━━━━━ Data lines ━━━━━

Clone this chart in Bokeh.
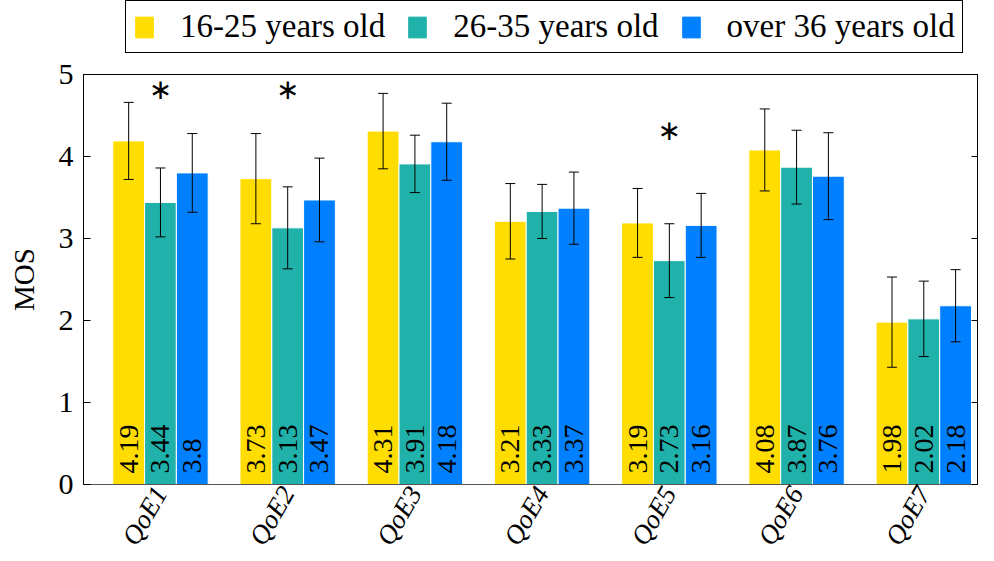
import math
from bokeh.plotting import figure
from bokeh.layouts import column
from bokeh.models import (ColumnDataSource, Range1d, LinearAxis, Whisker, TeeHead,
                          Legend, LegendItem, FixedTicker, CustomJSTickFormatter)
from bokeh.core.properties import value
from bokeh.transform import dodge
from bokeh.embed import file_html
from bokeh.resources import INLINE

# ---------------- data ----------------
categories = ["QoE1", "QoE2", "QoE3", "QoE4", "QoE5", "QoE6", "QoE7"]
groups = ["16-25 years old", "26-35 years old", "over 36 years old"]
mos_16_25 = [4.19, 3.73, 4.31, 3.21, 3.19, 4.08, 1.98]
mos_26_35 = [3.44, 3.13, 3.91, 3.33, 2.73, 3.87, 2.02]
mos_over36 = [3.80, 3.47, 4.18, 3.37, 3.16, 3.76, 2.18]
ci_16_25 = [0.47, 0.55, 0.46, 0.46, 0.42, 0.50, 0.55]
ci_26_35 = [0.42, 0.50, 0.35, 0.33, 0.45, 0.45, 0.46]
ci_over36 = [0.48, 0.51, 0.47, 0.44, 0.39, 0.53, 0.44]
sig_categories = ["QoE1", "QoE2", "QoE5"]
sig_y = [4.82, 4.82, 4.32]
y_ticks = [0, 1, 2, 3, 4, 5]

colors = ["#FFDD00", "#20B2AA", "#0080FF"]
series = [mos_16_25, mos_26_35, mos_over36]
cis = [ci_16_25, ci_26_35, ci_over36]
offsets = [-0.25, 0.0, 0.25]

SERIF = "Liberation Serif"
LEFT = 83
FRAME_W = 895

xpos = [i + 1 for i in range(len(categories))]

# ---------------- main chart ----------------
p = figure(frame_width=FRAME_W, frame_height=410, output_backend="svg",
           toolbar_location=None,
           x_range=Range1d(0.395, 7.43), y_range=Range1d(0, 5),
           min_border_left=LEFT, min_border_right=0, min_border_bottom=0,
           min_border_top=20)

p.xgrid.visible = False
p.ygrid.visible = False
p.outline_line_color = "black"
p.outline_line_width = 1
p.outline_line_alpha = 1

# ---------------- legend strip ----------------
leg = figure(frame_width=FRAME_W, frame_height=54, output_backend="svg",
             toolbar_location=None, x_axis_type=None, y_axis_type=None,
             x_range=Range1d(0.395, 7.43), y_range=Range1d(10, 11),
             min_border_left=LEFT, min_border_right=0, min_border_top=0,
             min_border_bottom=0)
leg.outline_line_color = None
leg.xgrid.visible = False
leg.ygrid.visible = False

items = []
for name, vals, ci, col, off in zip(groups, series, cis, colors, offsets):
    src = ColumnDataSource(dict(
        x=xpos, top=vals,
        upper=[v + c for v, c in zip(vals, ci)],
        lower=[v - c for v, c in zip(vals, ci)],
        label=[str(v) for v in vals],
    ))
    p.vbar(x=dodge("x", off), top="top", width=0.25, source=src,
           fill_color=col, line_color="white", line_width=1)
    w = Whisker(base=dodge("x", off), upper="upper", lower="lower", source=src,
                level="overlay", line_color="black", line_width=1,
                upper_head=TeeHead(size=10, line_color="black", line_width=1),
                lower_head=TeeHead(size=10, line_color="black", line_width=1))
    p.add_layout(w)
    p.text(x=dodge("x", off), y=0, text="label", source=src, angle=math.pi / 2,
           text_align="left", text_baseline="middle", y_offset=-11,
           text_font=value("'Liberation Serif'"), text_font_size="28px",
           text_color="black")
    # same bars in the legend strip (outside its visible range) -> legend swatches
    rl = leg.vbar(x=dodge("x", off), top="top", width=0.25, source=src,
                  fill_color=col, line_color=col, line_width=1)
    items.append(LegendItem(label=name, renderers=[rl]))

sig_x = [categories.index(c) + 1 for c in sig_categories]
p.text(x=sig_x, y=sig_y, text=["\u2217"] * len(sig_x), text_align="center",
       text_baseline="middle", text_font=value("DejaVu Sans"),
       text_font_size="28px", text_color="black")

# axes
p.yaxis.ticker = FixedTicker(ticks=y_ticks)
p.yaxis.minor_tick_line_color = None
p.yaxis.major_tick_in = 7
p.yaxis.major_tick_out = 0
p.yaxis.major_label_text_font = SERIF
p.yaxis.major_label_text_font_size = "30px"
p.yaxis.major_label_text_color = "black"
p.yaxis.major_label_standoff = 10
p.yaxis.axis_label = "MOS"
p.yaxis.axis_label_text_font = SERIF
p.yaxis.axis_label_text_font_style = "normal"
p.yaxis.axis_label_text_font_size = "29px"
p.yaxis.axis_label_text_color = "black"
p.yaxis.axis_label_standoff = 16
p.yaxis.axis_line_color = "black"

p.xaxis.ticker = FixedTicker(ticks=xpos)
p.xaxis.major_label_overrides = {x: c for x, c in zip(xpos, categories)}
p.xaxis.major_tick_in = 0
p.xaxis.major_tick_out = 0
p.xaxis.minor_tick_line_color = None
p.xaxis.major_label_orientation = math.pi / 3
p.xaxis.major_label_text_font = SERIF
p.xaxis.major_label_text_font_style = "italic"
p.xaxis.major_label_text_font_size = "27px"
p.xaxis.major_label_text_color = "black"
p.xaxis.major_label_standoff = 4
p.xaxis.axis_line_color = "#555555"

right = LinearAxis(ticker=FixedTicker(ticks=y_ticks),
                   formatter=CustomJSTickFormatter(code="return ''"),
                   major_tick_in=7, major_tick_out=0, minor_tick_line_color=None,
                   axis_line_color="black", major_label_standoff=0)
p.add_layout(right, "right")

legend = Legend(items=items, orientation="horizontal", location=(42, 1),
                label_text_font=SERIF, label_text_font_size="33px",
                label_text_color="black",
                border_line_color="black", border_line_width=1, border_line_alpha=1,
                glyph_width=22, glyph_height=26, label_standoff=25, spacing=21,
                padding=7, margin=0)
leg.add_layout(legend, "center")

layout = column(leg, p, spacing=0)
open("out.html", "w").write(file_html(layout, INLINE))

━━━━━

Your instructions:
Reproduce all of the material exactly, apart from the pictures.

Reply to the exercise:
Clone this chart in Bokeh.
import math
from bokeh.plotting import figure
from bokeh.layouts import column
from bokeh.models import (ColumnDataSource, Range1d, LinearAxis, Whisker, TeeHead,
                          Legend, LegendItem, FixedTicker, CustomJSTickFormatter)
from bokeh.core.properties import value
from bokeh.transform import dodge
from bokeh.embed import file_html
from bokeh.resources import INLINE

# ---------------- data ----------------
categories = ["QoE1", "QoE2", "QoE3", "QoE4", "QoE5", "QoE6", "QoE7"]
groups = ["16-25 years old", "26-35 years old", "over 36 years old"]
mos_16_25 = [4.19, 3.73, 4.31, 3.21, 3.19, 4.08, 1.98]
mos_26_35 = [3.44, 3.13, 3.91, 3.33, 2.73, 3.87, 2.02]
mos_over36 = [3.80, 3.47, 4.18, 3.37, 3.16, 3.76, 2.18]
ci_16_25 = [0.47, 0.55, 0.46, 0.46, 0.42, 0.50, 0.55]
ci_26_35 = [0.42, 0.50, 0.35, 0.33, 0.45, 0.45, 0.46]
ci_over36 = [0.48, 0.51, 0.47, 0.44, 0.39, 0.53, 0.44]
sig_categories = ["QoE1", "QoE2", "QoE5"]
sig_y = [4.82, 4.82, 4.32]
y_ticks = [0, 1, 2, 3, 4, 5]

colors = ["#FFDD00", "#20B2AA", "#0080FF"]
series = [mos_16_25, mos_26_35, mos_over36]
cis = [ci_16_25, ci_26_35, ci_over36]
offsets = [-0.25, 0.0, 0.25]

SERIF = "Liberation Serif"
LEFT = 83
FRAME_W = 895

xpos = [i + 1 for i in range(len(categories))]

# ---------------- main chart ----------------
p = figure(frame_width=FRAME_W, frame_height=410, output_backend="svg",
           toolbar_location=None,
           x_range=Range1d(0.395, 7.43), y_range=Range1d(0, 5),
           min_border_left=LEFT, min_border_right=0, min_border_bottom=0,
           min_border_top=20)

p.xgrid.visible = False
p.ygrid.visible = False
p.outline_line_color = "black"
p.outline_line_width = 1
p.outline_line_alpha = 1

# ---------------- legend strip ----------------
leg = figure(frame_width=FRAME_W, frame_height=54, output_backend="svg",
             toolbar_location=None, x_axis_type=None, y_axis_type=None,
             x_range=Range1d(0.395, 7.43), y_range=Range1d(10, 11),
             min_border_left=LEFT, min_border_right=0, min_border_top=0,
             min_border_bottom=0)
leg.outline_line_color = None
leg.xgrid.visible = False
leg.ygrid.visible = False

items = []
for name, vals, ci, col, off in zip(groups, series, cis, colors, offsets):
    src = ColumnDataSource(dict(
        x=xpos, top=vals,
        upper=[v + c for v, c in zip(vals, ci)],
        lower=[v - c for v, c in zip(vals, ci)],
        label=[str(v) for v in vals],
    ))
    p.vbar(x=dodge("x", off), top="top", width=0.25, source=src,
           fill_color=col, line_color="white", line_width=1)
    w = Whisker(base=dodge("x", off), upper="upper", lower="lower", source=src,
                level="overlay", line_color="black", line_width=1,
                upper_head=TeeHead(size=10, line_color="black", line_width=1),
                lower_head=TeeHead(size=10, line_color="black", line_width=1))
    p.add_layout(w)
    p.text(x=dodge("x", off), y=0, text="label", source=src, angle=math.pi / 2,
           text_align="left", text_baseline="middle", y_offset=-11,
           text_font=value("'Liberation Serif'"), text_font_size="28px",
           text_color="black")
    # same bars in the legend strip (outside its visible range) -> legend swatches
    rl = leg.vbar(x=dodge("x", off), top="top", width=0.25, source=src,
                  fill_color=col, line_color=col, line_width=1)
    items.append(LegendItem(label=name, renderers=[rl]))

sig_x = [categories.index(c) + 1 for c in sig_categories]
p.text(x=sig_x, y=sig_y, text=["\u2217"] * len(sig_x), text_align="center",
       text_baseline="middle", text_font=value("DejaVu Sans"),
       text_font_size="28px", text_color="black")

# axes
p.yaxis.ticker = FixedTicker(ticks=y_ticks)
p.yaxis.minor_tick_line_color = None
p.yaxis.major_tick_in = 7
p.yaxis.major_tick_out = 0
p.yaxis.major_label_text_font = SERIF
p.yaxis.major_label_text_font_size = "30px"
p.yaxis.major_label_text_color = "black"
p.yaxis.major_label_standoff = 10
p.yaxis.axis_label = "MOS"
p.yaxis.axis_label_text_font = SERIF
p.yaxis.axis_label_text_font_style = "normal"
p.yaxis.axis_label_text_font_size = "29px"
p.yaxis.axis_label_text_color = "black"
p.yaxis.axis_label_standoff = 16
p.yaxis.axis_line_color = "black"

p.xaxis.ticker = FixedTicker(ticks=xpos)
p.xaxis.major_label_overrides = {x: c for x, c in zip(xpos, categories)}
p.xaxis.major_tick_in = 0
p.xaxis.major_tick_out = 0
p.xaxis.minor_tick_line_color = None
p.xaxis.major_label_orientation = math.pi / 3
p.xaxis.major_label_text_font = SERIF
p.xaxis.major_label_text_font_style = "italic"
p.xaxis.major_label_text_font_size = "27px"
p.xaxis.major_label_text_color = "black"
p.xaxis.major_label_standoff = 4
p.xaxis.axis_line_color = "#555555"

right = LinearAxis(ticker=FixedTicker(ticks=y_ticks),
                   formatter=CustomJSTickFormatter(code="return ''"),
                   major_tick_in=7, major_tick_out=0, minor_tick_line_color=None,
                   axis_line_color="black", major_label_standoff=0)
p.add_layout(right, "right")

legend = Legend(items=items, orientation="horizontal", location=(42, 1),
                label_text_font=SERIF, label_text_font_size="33px",
                label_text_color="black",
                border_line_color="black", border_line_width=1, border_line_alpha=1,
                glyph_width=22, glyph_height=26, label_standoff=25, spacing=21,
                padding=7, margin=0)
leg.add_layout(legend, "center")

layout = column(leg, p, spacing=0)
open("out.html", "w").write(file_html(layout, INLINE))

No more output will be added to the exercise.